The price of petroleum products in 2012 is anyone's guess, but the effort to promote sustainable energy and energy security must continue, said Solomone Fifita, head of the SPC Economic Development Division's Energy Programme.Pacific Island countries and territories (PICTs) have embraced renewable energy and energy efficiency as a means of shielding their economies from the impacts of volatile oil prices. Most aim to increase the amount of energy they get from renewable energy sources. Cook Islands' target is 50% by 2015 and 100% by 2020; Marshall Islands aims at 20% by 2020; Nauru aims at 50% by 2015; Samoa aims at an additional 20% by 2030; Tonga is aiming at a 50% increase and Vanuatu a 25% increase, both by the end of 2012; and Tuvalu's target is a 100% increase by 2020. Setting targets is a reflection of these countries' political commitment, said Fifita. They must, however, go even further and include the adoption of fiscal, financial and regulatory measures that can set the enabling environment for meeting these targets.
SPC's Energy Programme therefore, welcomed the Reserve Bank of Fiji's introduction of the Agriculture and Renewable Energy Loans Ratio. Effective from 29 February 2012, commercial banks in Fiji are required to hold two per cent of their deposits and similar liabilities in loans to the renewable energy sector.
Across the region, the Energy Programme is currently assisting PICTs to analyse the status of their energy sector. Following the Framework for Energy Security in the Pacific, SPC is about to complete the calculation of the baseline energy security indicators for each PICT, using 2009 as the base year. These indicators are broadly grouped under access to energy, affordability of energy, efficiency and productivity of the energy sector, and the environmental sustainability of the sector. The country analyses will contribute to the formulation of effective and meaningful renewable energy and energy efficiency policies.

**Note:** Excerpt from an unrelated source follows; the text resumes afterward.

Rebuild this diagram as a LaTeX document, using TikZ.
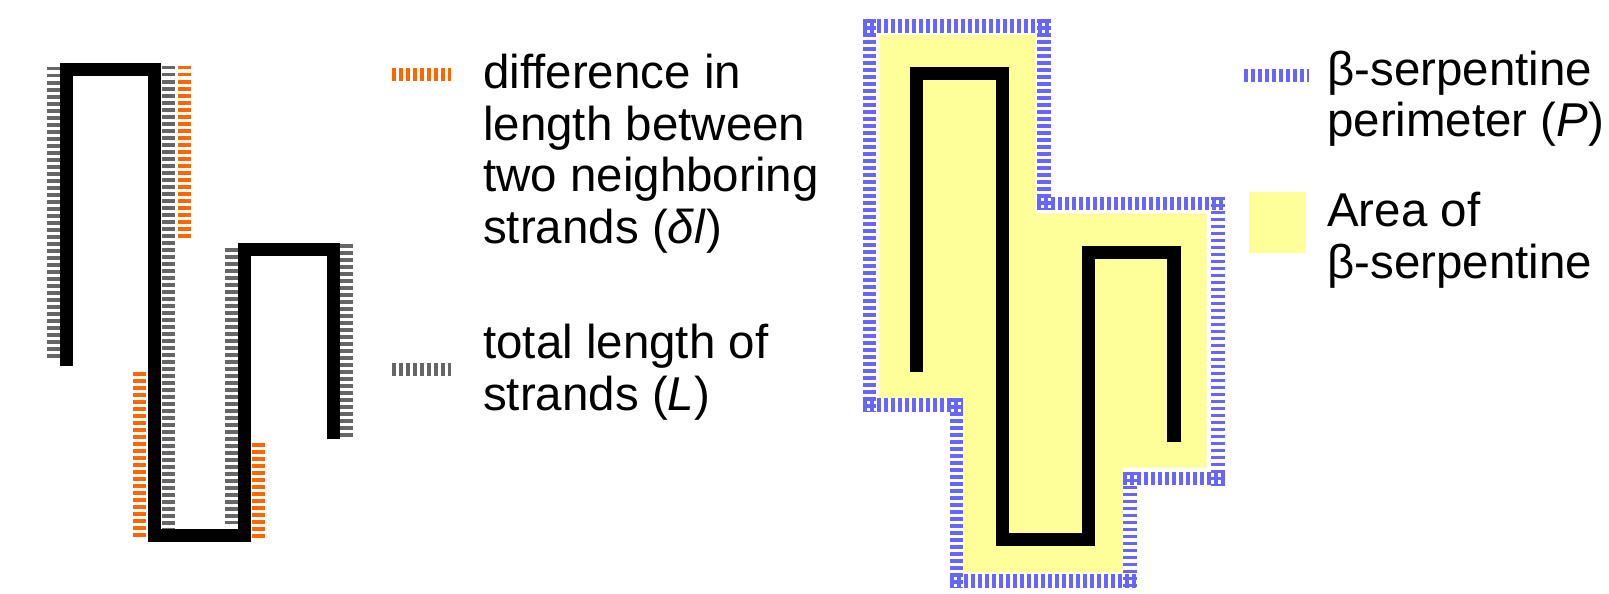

Last year, experts from the Energy Programme provided in-country technical assistance to eight SPC member countries and, next week, they will go to Marshall Islands and then Palau. After that, they will join forces with the Secretariat of the Pacific Regional Environment Programme (SPREP) and the European Union/African and Caribbean Pacific Group of States (EU ACP) Business Climate Facility to provide similar assistance to Solomon Islands and Papua New Guinea. The United Nations declared 2012 the International Year for Sustainable Energy for All and SPC and its partners plan to also raise awareness about this theme in the Pacific Island countries and territories they visit.
Fifita cautioned that current developments around the world could have an impact on the price of oil in 2012. While oil is presently hovering around USD 100 per barrel, events such as the European debt crisis, the economic performance of the USA, the continued unrest in the Middle East and the diplomatic wrangling over Iran's nuclear programme could easily trigger a return to the 2008 prices, which hovered around USD 150 per barrel. In that year, Fiji's import bill increased by almost 25% due to the higher cost of fuel; Palau's economy contracted by 3%; inflation rates in Kiribati and RMI soared by 18.6% and 17.5% respectively; the GDP ratio of remittances in Samoa and Tonga were exposed and were recorded at 25.2% and 35.8% respectively; and the value of the Marshall Islands Compact Trust Fund and the Kiribati Revenue Equalizer Trust Fund declined by an estimated 20%.
While renewable energy has been promoted for many years now, Fifita reckons that Fiji and Samoa have made the most significant advances. Fiji began investing in renewable energy with its Monasavu hydropower scheme in 1978 and its share of renewable energy is now around 54 per cent, while Samoa began with its Afulilo hydro power scheme in 1987 and is now reported to have a renewable energy share of 43%.